A plan to fund water-quality improvements by assessing a per-parcel fee on all property owners in Vermont is already drawing opposition in Montpelier.
State Treasurer Beth Pearce unveiled the recommendation in a report released Sunday night. She says it’s the most equitable way to finance a water-quality improvement initiative that will cost at least $1 billion over the next 20 years.
“We’ve heard for years that people are taxed out, property taxes are too high. Adding an assessment per property is just adding to the property tax burden,” says House Minority Leader Don Turner.
Pearce’s plan would raise about $25 million a year through a per-parcel assessment on property owners. The report doesn’t say how much the fee should be, or whether it should be assessed on acreage, for example, or on the amount of runoff a particular property generates.
But Turner says a per-parcel fee, or any new tax or revenue for that matter, won’t fly with him or with voters.
“We have to figure out a way to make state government more efficient, so that we can reallocate, re-appropriate some of the resources that we’re currently using that programs that maybe have to be put off, may have to be discontinued, to fund new priorities,” Turner says.
Senate President Pro Tem Tim Ashe says it's unlikely Vermont can free up enough money from existing sources without decimating key government programs.
Ashe is more open to the per-parcel fee concept. He voted in favor for a per-parcel assessment to fund a separate water-quality bill two years ago – the House ultimately rejected that plan.
Ashe says the per-parcel concept meets the parameters he thinks are needed for a good financing plan, “largely, to make sure that all the contributors to the pollution of our waterways pay in something to help clean them up.”
Supporters of the per-parcel fee will have some unlikely allies from the business community in their corner. Tom Torti, executive director of the Lake Champlain Chamber of Commerce, says the scope and severity of the water-quality issue demand new public investments. Torti says no one is going to be excited about signing onto a per-parcel fee that adds to the cost of owning a home or business.
“But philosophically [the per-parcel fee] aligns very nicely with the kind of philosophy, the all-in philosophy the chamber has been espousing for years," he says.
A per-parcel fee for water cleanup efforts failed two years ago. Torti says he foresees head winds for this proposal as well.
“There were any number of reasons why people thought that that was a bad idea. I think those reasons will probably raise their heads again,” Torti says. “And I have to ask, as I did then, if we don’t go down this path, how are we proposing to raise the money?”
How to raise the money is the $1 billion question these days. The administration of Republican Gov. Phil Scott hasn’t put forward any answers yet.

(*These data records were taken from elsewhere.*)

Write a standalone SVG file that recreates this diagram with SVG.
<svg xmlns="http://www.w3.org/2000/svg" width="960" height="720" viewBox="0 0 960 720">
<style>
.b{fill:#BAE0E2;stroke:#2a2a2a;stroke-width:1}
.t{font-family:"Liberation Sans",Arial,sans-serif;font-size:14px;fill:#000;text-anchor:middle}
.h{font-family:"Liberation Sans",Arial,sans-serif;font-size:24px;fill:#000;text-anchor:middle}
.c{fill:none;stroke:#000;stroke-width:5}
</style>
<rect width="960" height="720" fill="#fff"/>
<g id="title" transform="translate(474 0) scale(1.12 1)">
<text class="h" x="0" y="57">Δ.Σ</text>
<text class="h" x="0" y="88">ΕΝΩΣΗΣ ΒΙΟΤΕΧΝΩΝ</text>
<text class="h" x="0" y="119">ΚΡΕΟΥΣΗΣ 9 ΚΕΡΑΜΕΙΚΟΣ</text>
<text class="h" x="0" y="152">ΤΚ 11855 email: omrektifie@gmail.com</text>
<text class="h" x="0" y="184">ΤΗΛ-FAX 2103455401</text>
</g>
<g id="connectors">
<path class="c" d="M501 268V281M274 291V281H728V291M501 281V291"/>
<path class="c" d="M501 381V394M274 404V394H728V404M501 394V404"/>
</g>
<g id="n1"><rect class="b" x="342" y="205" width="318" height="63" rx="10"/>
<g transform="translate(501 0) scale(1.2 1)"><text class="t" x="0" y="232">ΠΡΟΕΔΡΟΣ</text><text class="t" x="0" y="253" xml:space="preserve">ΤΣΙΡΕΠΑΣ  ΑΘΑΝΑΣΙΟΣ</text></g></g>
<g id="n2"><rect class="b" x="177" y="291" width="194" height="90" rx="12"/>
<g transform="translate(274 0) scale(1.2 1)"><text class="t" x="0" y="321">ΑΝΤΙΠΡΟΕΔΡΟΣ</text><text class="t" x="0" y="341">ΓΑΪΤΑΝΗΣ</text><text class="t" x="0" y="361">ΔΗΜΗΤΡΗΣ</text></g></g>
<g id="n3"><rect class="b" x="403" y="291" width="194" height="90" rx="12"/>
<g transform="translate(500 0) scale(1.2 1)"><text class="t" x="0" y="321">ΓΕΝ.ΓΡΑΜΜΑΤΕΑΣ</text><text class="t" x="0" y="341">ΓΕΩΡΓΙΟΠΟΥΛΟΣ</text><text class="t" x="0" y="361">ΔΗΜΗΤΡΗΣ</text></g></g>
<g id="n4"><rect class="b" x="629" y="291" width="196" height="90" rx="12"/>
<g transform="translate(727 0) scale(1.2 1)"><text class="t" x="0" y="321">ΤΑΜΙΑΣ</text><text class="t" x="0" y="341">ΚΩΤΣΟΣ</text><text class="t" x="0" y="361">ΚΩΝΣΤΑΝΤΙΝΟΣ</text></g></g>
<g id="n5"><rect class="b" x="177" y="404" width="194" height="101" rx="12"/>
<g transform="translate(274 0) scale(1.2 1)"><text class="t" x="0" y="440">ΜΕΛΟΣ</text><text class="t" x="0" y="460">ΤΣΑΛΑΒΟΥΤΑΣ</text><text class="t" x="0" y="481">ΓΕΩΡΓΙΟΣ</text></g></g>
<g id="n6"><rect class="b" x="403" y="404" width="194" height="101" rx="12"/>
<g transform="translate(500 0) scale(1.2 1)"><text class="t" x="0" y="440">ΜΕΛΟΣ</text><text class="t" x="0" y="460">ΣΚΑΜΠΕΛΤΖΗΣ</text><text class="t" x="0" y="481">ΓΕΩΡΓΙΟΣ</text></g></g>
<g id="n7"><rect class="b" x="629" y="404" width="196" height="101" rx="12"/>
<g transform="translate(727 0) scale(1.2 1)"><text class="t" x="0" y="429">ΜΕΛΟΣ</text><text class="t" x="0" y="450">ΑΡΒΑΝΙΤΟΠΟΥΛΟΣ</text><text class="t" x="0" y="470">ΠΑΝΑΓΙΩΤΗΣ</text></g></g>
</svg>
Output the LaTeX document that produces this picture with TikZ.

Secretary of Natural Resources Julie Moore made it clear on Monday that the money almost certainly won’t be coming from a per-parcel fee on landowners.
“The governor has obviously been very clear that he believes Vermonters have reached their capacity for new taxes,” Moore says. “But that’s not to say that there is any question in our mind about the need to meet the standards that have been established in the pollution budget for Lake Champlain.”
Moore says reallocating existing resources is one way to generate cleanup funds. She says there are other possible non-tax revenue streams as well, “not the least of which is the potential revenue source through the planned New England Clean Power Link that may be available to us in out years.”
The owners of that electric transmission line will pay Vermont for the right to run it under Vermont and into Massachusetts.
Few lawmakers have been more vocal than Westminster Rep. David Deen about the need to raise new public revenues for water cleanup efforts. But Deen, the Democratic chairman of the House Committee on Fish, Wildlife and Water Resources, says his committee identified a number of problems with the per-parcel fee when it vetted the proposal in 2015.
“What if someone doesn’t pay it? You have a whole issue of collection that we struggled with and never really came up with a good answer as we were passing the Clean Water Act,” Deen says.
Under Pearce’s recommendation, the per-parcel assessment wouldn’t take effect until the middle of 2019. She’s presented a plan that reallocates existing funds to pay for water cleanup efforts until that time. The two-year “glide path,” as Pearce calls it, means lawmakers could postpone for as long as two years any decisions about how to pay for longer-term water-quality costs.
Deen says it’ll be a tempting way to avoid a politically-fraught decision.
“But we’re still going to have the same decisions to make afterwards,” Deen says. “My advice and inclination is, let’s get to it.”